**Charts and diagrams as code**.
----

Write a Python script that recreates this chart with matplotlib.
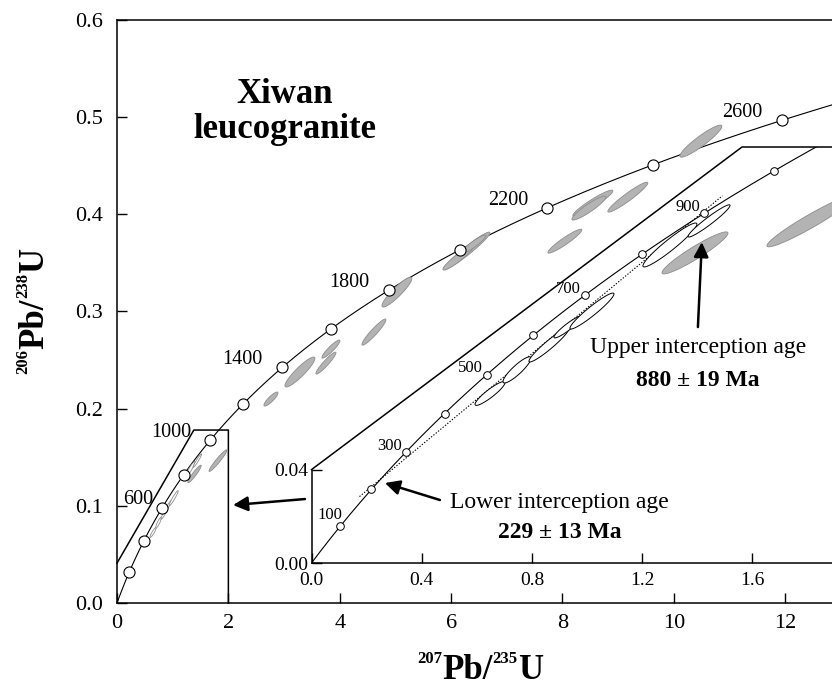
import numpy as np
import matplotlib
matplotlib.use('Agg')
import matplotlib.pyplot as plt

plt.rcParams['font.family'] = ['Liberation Serif', 'DejaVu Serif']

# decay constants (1/yr)
L238 = 1.55125e-10
L235 = 9.8485e-10

# concordia marker ages (Ma)
main_ages = [200, 400, 600, 800, 1000, 1200, 1400, 1600, 1800, 2000, 2200, 2400, 2600]
main_labels = [600, 1000, 1400, 1800, 2200, 2600]
inset_ages = [100, 200, 300, 400, 500, 600, 700, 800, 900, 1000]
inset_labels = [100, 300, 500, 700, 900]

# discordia intercepts (Ma)
lower_age = 229
upper_age = 880

# old grains, main panel only: 207Pb/235U, 206Pb/238U, half widths, rho
old_x = [2.765, 3.285, 3.752, 3.842, 4.614, 5.027, 6.302, 6.122, 6.409,
         8.546, 8.474, 9.174, 8.043, 10.485]
old_y = [0.2099, 0.2377, 0.2469, 0.2613, 0.2788, 0.3200, 0.3632, 0.3549, 0.3693,
         0.4115, 0.4064, 0.4177, 0.3724, 0.4753]
old_sx = [0.126, 0.269, 0.180, 0.162, 0.215, 0.269, 0.395, 0.269, 0.215,
          0.359, 0.305, 0.359, 0.305, 0.377]
old_sy = [0.0072, 0.0154, 0.0113, 0.0093, 0.0134, 0.0154, 0.0185, 0.0123, 0.0093,
          0.0134, 0.0123, 0.0154, 0.0123, 0.0165]
old_rho = [0.87, 0.91, 0.94, 0.92, 0.94, 0.91, 0.96, 0.93, 0.92,
           0.94, 0.92, 0.95, 0.94, 0.925]

# young grains, shown in both panels
young_x = [0.648, 0.746, 0.862, 0.931, 1.018, 1.301, 1.443, 1.392, 1.813]
young_y = [0.0726, 0.0827, 0.0934, 0.1011, 0.1079, 0.1362, 0.1465, 0.1328, 0.1465]
young_sx = [0.0544, 0.0508, 0.0726, 0.0508, 0.0799, 0.0980, 0.0762, 0.1198, 0.160]
young_sy = [0.0051, 0.0056, 0.0073, 0.0047, 0.0077, 0.0094, 0.0069, 0.0090, 0.0111]
young_rho = [0.91, 0.89, 0.95, 0.93, 0.95, 0.95, 0.96, 0.94, 0.957]
young_used = [True, True, True, True, True, True, True, False, False]

GREY_FACE = '#b3b3b3'
GREY_EDGE = '#8c8c8c'


def concordia(t_ma):
    t = np.asarray(t_ma, dtype=float) * 1e6
    return np.exp(L235 * t) - 1, np.exp(L238 * t) - 1


def ellipse(cx, cy, sx, sy, rho, n=120):
    th = np.linspace(0, 2 * np.pi, n)
    x = cx + sx * np.cos(th)
    y = cy + sy * (rho * np.cos(th) + np.sqrt(1 - rho ** 2) * np.sin(th))
    return x, y


W, H = 832, 688
fig = plt.figure(figsize=(W / 100, H / 100), dpi=100)

# ---------------- main panel ----------------
ax = fig.add_axes([117 / W, 85 / H, (W - 117) / W, 583 / H])
ax.set_xlim(0, 12.84)
ax.set_ylim(0, 0.6)
ax.spines['right'].set_visible(False)
for s in ['left', 'top', 'bottom']:
    ax.spines[s].set_linewidth(1.1)
ax.set_xticks(range(0, 13, 2))
ax.set_yticks(np.arange(0, 0.61, 0.1))
ax.set_yticklabels(['%.1f' % v for v in np.arange(0, 0.61, 0.1)])
ax.tick_params(axis='both', direction='in', length=7, width=1, labelsize=16)
ax.tick_params(axis='x', pad=8)
ax.tick_params(axis='y', pad=10)

t = np.linspace(0, 2800, 600)
cx, cy = concordia(t)
ax.plot(cx, cy, color='k', lw=0.8, zorder=2)

for i in range(len(old_x)):
    ex, ey = ellipse(old_x[i], old_y[i], old_sx[i], old_sy[i], old_rho[i])
    ax.fill(ex, ey, facecolor=GREY_FACE, edgecolor=GREY_EDGE, lw=0.6, zorder=3)

for i in range(len(young_x)):
    ex, ey = ellipse(young_x[i], young_y[i], young_sx[i], young_sy[i], young_rho[i])
    if young_used[i]:
        ax.fill(ex, ey, facecolor='white', edgecolor=GREY_EDGE, lw=0.6, zorder=3)
    else:
        ax.fill(ex, ey, facecolor=GREY_FACE, edgecolor=GREY_EDGE, lw=0.6, zorder=3)

mx, my = concordia(main_ages)
ax.plot(mx, my, 'o', ms=8, mfc='white', mec='k', mew=0.8, zorder=4)
for age in main_labels:
    px, py = concordia(age)
    off = (-6, 6) if age == 600 else (-14, 5.5)
    ax.annotate(str(age), (px, py), xytext=off, textcoords='offset points',
                ha='right', va='center', fontsize=14.5)

# zoom box
ax.plot([0, 1.38, 2.0, 2.0], [0.041, 0.178, 0.178, 0.0], color='k', lw=1.1,
        zorder=2, clip_on=False)

ax.text(3.016, 0.5051, 'Xiwan\nleucogranite', ha='center', va='center',
        fontsize=25, fontweight='bold', linespacing=1.1)
ax.text(10.432, 0.2634, 'Upper interception age', ha='center', va='center', fontsize=17)
ax.text(10.432, 0.2294, '880 ± 19 Ma', ha='center', va='center', fontsize=17,
        fontweight='bold')
ax.text(7.953, 0.1039, 'Lower interception age', ha='center', va='center', fontsize=17)
ax.text(7.953, 0.0730, '229 ± 13 Ma', ha='center', va='center', fontsize=17,
        fontweight='bold')

# ---------------- inset ----------------
ix0, iy0, itop = 311.5, 563, 147
ax_in = fig.add_axes([ix0 / W, (H - iy0) / H, (W - ix0) / W, (iy0 - itop) / H])
ax_in.patch.set_visible(False)
x_max = (W - ix0) / 275.5
y_max = (iy0 - itop) / 2335.0
ax_in.set_xlim(0, x_max)
ax_in.set_ylim(0, y_max)
ax_in.spines['top'].set_visible(False)
ax_in.spines['right'].set_visible(False)
ax_in.spines['left'].set_bounds(0, 0.04)
ax_in.spines['left'].set_linewidth(1.1)
ax_in.spines['bottom'].set_linewidth(1.1)
ax_in.set_xticks([0.0, 0.4, 0.8, 1.2, 1.6])
ax_in.set_xticklabels(['0.0', '0.4', '0.8', '1.2', '1.6'])
ax_in.set_yticks([0.0, 0.04])
ax_in.set_yticklabels(['0.00', '0.04'])
ax_in.tick_params(axis='both', direction='in', length=7, width=1, labelsize=14)
ax_in.tick_params(axis='x', pad=6.5)
ax_in.tick_params(axis='y', pad=2.5)

ax_in.plot([0, 1.5626, x_max], [0.04, y_max, y_max], color='k', lw=1.1, clip_on=False)

t = np.linspace(0, 1200, 400)
cx, cy = concordia(t)
ax_in.plot(cx, cy, color='k', lw=0.8, zorder=2)

lx, ly = concordia(lower_age)
ux, uy = concordia(upper_age)
f = np.array([-0.07, 1.1])
ax_in.plot(lx + f * (ux - lx), ly + f * (uy - ly), color='k', lw=0.8,
           ls=(0, (1.2, 1.5)), zorder=2)

for i in range(len(young_x)):
    ex, ey = ellipse(young_x[i], young_y[i], young_sx[i], young_sy[i], young_rho[i])
    if young_used[i]:
        ax_in.fill(ex, ey, facecolor='white', edgecolor='k', lw=0.7, zorder=3)
    else:
        ax_in.fill(ex, ey, facecolor=GREY_FACE, edgecolor=GREY_EDGE, lw=0.6, zorder=3)

ax_x, ax_y = concordia(inset_ages)
ax_in.plot(ax_x, ax_y, 'o', ms=5.5, mfc='white', mec='k', mew=0.7, zorder=4)
for age in inset_labels:
    px, py = concordia(age)
    off = (2, 8) if age == 100 else (-3, 4.5)
    ax_in.annotate(str(age), (px, py), xytext=off, textcoords='offset points',
                   ha='right', va='center', fontsize=12)

# arrows
arrow = dict(arrowstyle='-|>', lw=1.8, color='k', mutation_scale=22, shrinkA=0, shrinkB=0)
for tail, head in [((10.432, 0.2840), (10.503, 0.3714)),
                   ((5.799, 0.1060), (4.811, 0.1235)),
                   ((3.375, 0.1070), (2.083, 0.1008))]:
    ax_in.annotate('', xy=head, xytext=tail, xycoords=ax.transData,
                   textcoords=ax.transData, arrowprops=arrow, annotation_clip=False)


# axis labels with small superscripts
def iso_label(x, y, parts, rotation=0):
    r = fig.canvas.get_renderer()
    objs = []
    for s, size, rise in parts:
        txt = fig.text(0, 0, s, fontsize=size, fontweight='bold', rotation=rotation,
                       ha='left', va='baseline', rotation_mode='anchor')
        objs.append((txt, rise))
    sizes = []
    for txt, _ in objs:
        bb = txt.get_window_extent(r)
        sizes.append(bb.width if rotation == 0 else bb.height)
    pos = -sum(sizes) / 2
    for (txt, rise), w in zip(objs, sizes):
        if rotation == 0:
            txt.set_position(((x + pos) / W, (y + rise) / H))
        else:
            txt.set_position(((x - rise) / W, (y + pos) / H))
        pos += w


iso_label(480, 9, [('207', 12, 16), ('Pb/', 25, 0), ('235', 12, 16), ('U', 25, 0)])
iso_label(43, H - 311, [('206', 12, 16), ('Pb/', 25, 0), ('238', 12, 16), ('U', 25, 0)],
          rotation=90)

fig.savefig('out.png', dpi=100)
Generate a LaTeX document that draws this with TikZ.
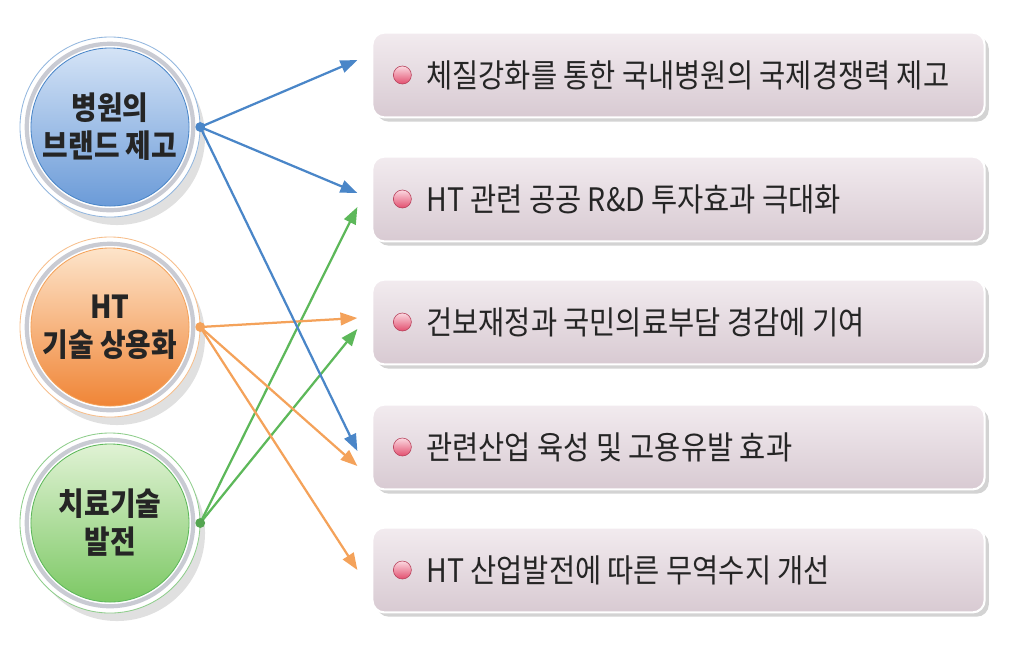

----

**Set exercise**.
Return the material line for line, from its beginning to the line that contains "upper_age = 880", with the pictures left out.

**Solution**.
Write a Python script that recreates this chart with matplotlib.
import numpy as np
import matplotlib
matplotlib.use('Agg')
import matplotlib.pyplot as plt

plt.rcParams['font.family'] = ['Liberation Serif', 'DejaVu Serif']

# decay constants (1/yr)
L238 = 1.55125e-10
L235 = 9.8485e-10

# concordia marker ages (Ma)
main_ages = [200, 400, 600, 800, 1000, 1200, 1400, 1600, 1800, 2000, 2200, 2400, 2600]
main_labels = [600, 1000, 1400, 1800, 2200, 2600]
inset_ages = [100, 200, 300, 400, 500, 600, 700, 800, 900, 1000]
inset_labels = [100, 300, 500, 700, 900]

# discordia intercepts (Ma)
lower_age = 229
upper_age = 880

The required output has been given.